Talking of the value of what he lost, he said ” I had about a million Naira in February 2002 in Savannah Bank, the U.S dollar was exchanged for less than a hundred naira. Today the exchange rate is between 800naira to 900 naira. So the present value of 1million naira 21years ago is better imagined. Those were my savings in view of retirement season. I retired in December 2013. You can imagine retirement life without major part of the funds you set aside over the years, for the season of retirement.

The sexagenarian called on Government as a matter of urgency to order the Owners of the Bank to pay depositors immediately to avoid depositors taking matters into their hands. “Payment should commence without delay. The depositors have done no wrong. He stressed.

“Depositors have visited NDIC severally and they have been directed to go to CBN and the response from CBN was not favourable to the situation. Since the Government claims to have released the money to the owners then they should mandate those in custody of the funds to make payments to depositors considering the fact that this depositors are still suffering with their families and dependants, even as many other depositors have passed on out of frustration and lack.” He maintained.
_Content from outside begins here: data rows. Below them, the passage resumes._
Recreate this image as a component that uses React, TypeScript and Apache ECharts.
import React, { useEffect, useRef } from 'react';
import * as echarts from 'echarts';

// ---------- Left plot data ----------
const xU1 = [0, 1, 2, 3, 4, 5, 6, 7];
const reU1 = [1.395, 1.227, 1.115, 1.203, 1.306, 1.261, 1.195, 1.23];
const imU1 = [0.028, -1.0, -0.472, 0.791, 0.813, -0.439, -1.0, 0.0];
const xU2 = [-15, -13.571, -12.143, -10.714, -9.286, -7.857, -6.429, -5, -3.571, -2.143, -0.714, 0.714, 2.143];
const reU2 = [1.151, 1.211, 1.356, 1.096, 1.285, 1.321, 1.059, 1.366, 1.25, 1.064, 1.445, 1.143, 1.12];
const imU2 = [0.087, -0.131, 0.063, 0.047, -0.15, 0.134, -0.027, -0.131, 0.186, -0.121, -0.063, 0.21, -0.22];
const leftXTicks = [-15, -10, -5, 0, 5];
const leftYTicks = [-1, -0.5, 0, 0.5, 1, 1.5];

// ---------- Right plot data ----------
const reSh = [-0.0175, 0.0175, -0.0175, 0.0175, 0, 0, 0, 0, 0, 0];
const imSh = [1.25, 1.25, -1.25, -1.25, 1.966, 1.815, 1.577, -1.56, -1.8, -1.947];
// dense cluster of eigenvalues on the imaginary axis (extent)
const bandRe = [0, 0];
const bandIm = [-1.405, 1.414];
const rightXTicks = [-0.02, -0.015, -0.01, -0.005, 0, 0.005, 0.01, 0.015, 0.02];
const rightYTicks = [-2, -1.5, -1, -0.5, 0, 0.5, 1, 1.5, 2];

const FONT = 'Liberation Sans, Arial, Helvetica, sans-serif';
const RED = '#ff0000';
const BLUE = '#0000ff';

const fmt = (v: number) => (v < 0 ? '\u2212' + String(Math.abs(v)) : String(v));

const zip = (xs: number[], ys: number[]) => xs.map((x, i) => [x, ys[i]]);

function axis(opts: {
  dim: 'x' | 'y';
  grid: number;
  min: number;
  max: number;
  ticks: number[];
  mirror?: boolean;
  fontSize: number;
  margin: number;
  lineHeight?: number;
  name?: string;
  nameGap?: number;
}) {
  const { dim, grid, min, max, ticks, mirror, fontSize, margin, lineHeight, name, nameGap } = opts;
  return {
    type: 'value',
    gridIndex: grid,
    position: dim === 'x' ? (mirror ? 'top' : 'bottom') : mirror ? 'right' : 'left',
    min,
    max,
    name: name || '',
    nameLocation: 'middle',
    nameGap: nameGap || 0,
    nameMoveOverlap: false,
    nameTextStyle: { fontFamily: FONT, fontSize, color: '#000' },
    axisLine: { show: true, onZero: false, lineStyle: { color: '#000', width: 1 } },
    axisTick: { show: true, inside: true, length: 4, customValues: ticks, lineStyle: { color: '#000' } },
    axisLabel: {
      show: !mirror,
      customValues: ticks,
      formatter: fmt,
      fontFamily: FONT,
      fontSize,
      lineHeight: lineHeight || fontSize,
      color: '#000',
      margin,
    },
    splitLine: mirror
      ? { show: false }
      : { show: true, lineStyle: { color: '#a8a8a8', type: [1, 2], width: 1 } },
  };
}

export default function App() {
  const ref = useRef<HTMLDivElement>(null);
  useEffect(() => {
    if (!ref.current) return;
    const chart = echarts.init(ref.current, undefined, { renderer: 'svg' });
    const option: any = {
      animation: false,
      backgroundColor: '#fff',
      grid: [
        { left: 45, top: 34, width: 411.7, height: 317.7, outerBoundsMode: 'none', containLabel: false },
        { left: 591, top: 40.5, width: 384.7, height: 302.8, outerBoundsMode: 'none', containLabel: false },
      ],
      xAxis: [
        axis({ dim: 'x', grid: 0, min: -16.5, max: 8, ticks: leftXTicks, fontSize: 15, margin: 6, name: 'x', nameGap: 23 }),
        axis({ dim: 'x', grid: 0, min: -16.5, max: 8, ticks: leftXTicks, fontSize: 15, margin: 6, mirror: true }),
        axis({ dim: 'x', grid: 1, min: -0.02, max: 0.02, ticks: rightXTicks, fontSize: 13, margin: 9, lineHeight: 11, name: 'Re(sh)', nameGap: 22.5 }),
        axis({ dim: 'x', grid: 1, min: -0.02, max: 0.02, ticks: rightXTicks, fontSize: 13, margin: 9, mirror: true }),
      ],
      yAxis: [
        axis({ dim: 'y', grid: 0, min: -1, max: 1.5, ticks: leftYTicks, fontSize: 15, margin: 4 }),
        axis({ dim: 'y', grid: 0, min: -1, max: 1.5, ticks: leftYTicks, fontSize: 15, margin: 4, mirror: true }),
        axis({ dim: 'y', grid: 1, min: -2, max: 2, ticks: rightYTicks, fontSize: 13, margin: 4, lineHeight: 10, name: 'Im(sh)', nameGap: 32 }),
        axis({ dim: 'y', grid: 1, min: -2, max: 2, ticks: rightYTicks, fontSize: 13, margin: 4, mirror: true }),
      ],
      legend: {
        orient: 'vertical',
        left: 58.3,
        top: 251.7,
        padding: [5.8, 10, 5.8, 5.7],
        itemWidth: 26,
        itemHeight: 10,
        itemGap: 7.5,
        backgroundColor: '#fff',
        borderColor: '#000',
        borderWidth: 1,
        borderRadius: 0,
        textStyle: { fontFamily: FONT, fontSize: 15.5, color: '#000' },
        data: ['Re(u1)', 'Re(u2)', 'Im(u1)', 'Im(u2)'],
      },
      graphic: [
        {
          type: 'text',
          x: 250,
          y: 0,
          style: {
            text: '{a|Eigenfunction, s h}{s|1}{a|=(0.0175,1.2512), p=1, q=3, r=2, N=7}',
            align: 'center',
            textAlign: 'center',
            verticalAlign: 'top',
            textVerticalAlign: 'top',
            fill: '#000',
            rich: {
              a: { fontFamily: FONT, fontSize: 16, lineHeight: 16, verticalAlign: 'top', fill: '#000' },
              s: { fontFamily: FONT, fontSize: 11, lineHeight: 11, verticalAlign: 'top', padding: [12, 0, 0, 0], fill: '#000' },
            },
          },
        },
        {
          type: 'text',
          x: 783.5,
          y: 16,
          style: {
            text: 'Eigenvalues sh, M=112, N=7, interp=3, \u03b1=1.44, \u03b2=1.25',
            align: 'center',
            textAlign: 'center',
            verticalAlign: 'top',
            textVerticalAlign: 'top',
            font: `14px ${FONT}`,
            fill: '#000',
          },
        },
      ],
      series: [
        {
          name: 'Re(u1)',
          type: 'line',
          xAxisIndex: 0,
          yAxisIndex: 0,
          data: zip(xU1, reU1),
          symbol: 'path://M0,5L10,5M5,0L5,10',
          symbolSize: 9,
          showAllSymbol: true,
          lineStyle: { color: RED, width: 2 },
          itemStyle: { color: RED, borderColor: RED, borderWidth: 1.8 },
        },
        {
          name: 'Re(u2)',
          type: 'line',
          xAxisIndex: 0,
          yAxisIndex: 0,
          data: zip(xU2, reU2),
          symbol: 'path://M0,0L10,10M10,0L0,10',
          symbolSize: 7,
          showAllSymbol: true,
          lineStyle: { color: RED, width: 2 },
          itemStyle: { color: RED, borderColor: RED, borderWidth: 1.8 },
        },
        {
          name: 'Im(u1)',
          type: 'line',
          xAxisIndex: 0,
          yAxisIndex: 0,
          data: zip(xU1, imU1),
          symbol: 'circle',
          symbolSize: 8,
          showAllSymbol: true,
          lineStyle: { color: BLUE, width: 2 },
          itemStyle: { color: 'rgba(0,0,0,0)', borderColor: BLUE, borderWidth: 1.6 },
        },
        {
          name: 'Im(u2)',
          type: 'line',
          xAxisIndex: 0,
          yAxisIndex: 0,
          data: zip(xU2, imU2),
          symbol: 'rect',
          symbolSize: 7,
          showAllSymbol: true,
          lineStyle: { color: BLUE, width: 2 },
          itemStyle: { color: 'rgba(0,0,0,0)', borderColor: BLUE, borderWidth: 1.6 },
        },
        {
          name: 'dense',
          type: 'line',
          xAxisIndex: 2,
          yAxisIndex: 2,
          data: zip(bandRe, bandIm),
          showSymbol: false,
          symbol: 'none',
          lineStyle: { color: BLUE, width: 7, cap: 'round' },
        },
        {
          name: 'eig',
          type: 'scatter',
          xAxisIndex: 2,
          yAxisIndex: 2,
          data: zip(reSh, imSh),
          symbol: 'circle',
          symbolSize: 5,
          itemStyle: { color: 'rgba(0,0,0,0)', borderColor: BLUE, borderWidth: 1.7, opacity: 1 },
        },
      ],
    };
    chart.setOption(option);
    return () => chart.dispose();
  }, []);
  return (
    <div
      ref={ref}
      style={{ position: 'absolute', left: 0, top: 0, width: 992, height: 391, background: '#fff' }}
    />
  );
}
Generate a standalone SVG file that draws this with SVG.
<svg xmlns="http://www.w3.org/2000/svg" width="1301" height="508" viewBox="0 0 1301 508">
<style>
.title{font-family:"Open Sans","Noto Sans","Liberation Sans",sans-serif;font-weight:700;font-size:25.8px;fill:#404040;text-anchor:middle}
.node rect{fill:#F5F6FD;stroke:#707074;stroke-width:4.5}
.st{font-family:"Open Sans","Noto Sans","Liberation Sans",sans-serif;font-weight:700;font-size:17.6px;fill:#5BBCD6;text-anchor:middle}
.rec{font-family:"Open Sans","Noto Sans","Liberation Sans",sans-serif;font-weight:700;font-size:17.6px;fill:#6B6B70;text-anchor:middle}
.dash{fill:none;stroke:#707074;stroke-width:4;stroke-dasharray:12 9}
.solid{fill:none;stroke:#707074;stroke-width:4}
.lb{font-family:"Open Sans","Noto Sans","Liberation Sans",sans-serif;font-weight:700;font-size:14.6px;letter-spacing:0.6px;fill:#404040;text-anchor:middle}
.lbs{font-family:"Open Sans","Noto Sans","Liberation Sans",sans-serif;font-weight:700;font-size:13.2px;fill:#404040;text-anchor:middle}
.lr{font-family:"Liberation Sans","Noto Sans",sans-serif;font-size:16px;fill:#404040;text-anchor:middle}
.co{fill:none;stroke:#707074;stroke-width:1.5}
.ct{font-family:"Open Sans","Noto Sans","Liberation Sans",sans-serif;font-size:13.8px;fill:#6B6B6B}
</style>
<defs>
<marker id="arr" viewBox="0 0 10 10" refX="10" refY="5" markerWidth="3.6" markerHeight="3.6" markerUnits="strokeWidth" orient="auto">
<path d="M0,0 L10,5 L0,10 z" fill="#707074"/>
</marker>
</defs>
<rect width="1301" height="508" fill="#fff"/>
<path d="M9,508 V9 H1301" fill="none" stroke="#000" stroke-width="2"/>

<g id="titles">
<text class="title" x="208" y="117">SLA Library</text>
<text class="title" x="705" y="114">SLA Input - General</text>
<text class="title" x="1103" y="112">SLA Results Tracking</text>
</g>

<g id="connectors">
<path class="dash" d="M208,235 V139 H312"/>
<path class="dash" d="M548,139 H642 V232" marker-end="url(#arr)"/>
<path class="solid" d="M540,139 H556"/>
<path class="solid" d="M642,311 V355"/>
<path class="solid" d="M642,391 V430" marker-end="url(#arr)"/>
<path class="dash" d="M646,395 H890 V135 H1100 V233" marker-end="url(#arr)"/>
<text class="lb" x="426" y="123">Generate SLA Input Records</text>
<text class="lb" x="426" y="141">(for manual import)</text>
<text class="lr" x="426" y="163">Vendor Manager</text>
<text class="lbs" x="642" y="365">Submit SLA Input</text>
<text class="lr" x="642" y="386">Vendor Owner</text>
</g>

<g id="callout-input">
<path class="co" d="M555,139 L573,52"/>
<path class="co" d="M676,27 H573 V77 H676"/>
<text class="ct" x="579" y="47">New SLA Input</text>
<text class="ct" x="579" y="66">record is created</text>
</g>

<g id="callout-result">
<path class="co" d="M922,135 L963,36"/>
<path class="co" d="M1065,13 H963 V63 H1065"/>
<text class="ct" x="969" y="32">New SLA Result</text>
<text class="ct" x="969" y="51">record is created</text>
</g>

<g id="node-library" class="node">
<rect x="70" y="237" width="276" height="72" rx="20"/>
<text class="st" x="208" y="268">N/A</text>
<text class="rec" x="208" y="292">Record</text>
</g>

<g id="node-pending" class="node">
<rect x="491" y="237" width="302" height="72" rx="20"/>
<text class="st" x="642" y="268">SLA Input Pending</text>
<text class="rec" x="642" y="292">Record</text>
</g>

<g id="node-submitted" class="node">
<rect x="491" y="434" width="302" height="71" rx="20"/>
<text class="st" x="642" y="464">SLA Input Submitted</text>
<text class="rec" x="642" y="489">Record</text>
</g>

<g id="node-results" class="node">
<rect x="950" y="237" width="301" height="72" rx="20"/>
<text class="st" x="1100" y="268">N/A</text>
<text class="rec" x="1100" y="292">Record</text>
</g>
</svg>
In November, 2014, the NDIC claimed it had returned about 455, 880, 020.25 naira to Savannah Bank. Did Savannah Bank received the aforementioned amount? What happened with the funds?

Relatively, the Nigeria Deposit Insurance Corporation on Thursday 2nd March, 2022 in Kaduna said it had enough funds to pay depositors whose money was trapped in 23 distressed banks across the country.

The Managing Director of the NDIC, Bello Hassan, disclosed this at the ‘NDIC Day’ at the 43rd Kaduna International Trade Fair.

Media reports quoted Hassan of saying the corporation has moved for the commencement of payment to the affected depositors. Is the NDIC also playing a double standard game? Is Savannah Bank among the 23 distressed banks it talked about last year?